The third element is a Reebok-wearing superhero, ‘the emerald shiny green pegasus.’ Bree Breeden oozes playful confidence in a silvery unitard, braids streaming behind her, eyebrows arched and sparkling. Breeden tells stories from her childhood using whimsical gestures, then admires herself in the disco ball beside her and calls on Missy Elliott’s empowering energy to propel her into the next movement. Breeden struts and lunges around the pink-tinged room, and her voiceover transforms into a remix, stuck on the word “jump.” Jump: a DJ’s hook, a mantra, a prayer beneath the disco ball; another word for queer horizon. We’re waiting for the jump. The jump is a promise. It’s in the future.

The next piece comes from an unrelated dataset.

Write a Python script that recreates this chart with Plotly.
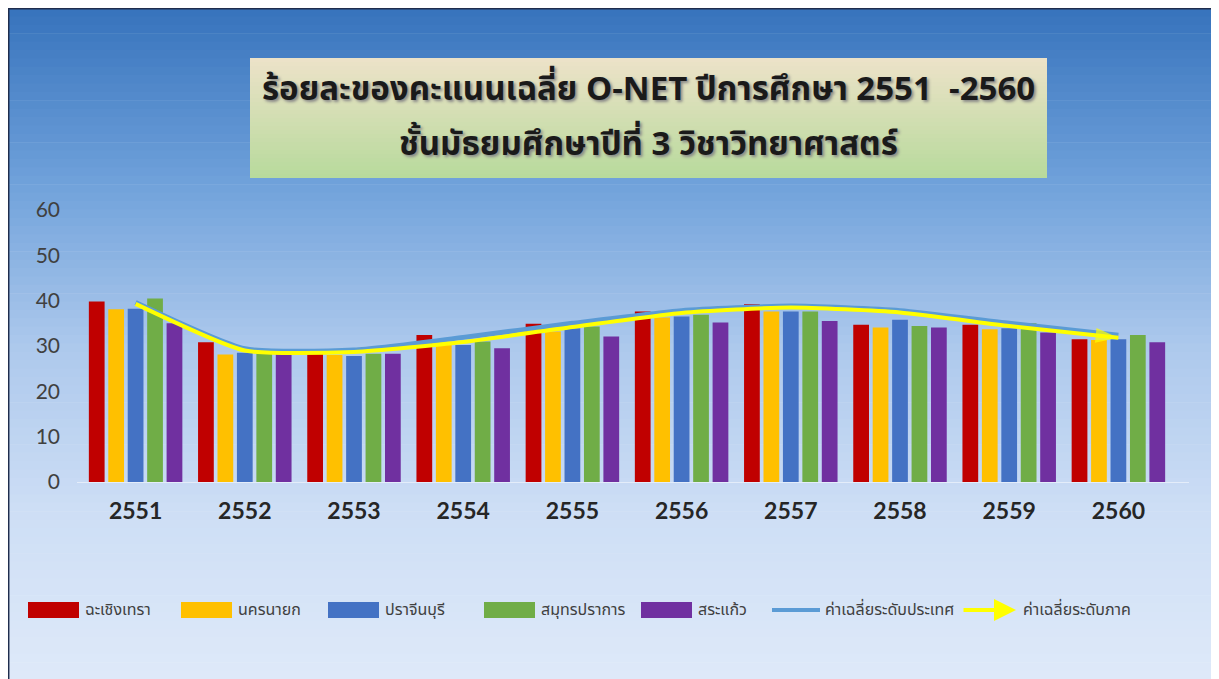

The film concludes with a joyful, dreamlike meditation on aliens, filmed in delicious slow-motion. Diaz and Breeden wear silver space suits and astronaut helmets with the visors open. They grin and shimmer and undulate their hips, posing. We know the aliens are actually here, in our midst, on our screens. A rocket ship takes off in the distance. Fade to black; cue pink neon. Closing the loop. Déjà vu. Machado’s voice filters in again, listing the catastrophes of 2020 and calling them ours, reminding us what we lived through together. While the glow ropes spin, Machado identifies the queer thing that is unfurling, in a new year, at a distance.

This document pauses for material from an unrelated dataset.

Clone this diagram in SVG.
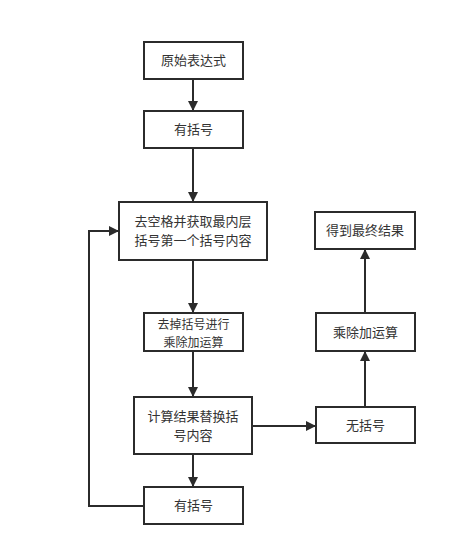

Lucky Star: superstar works like a time capsule. The film holds past, future, and present in an intimate, luscious spacetime loop. Fact and fiction, inseparable, blur and tease. Cut to disco ball, still swinging. Slow down and watch the air sparkle. Time swirls here, queerly, as fabulous histories and alien futurities shimmy together in a pleasing confusion.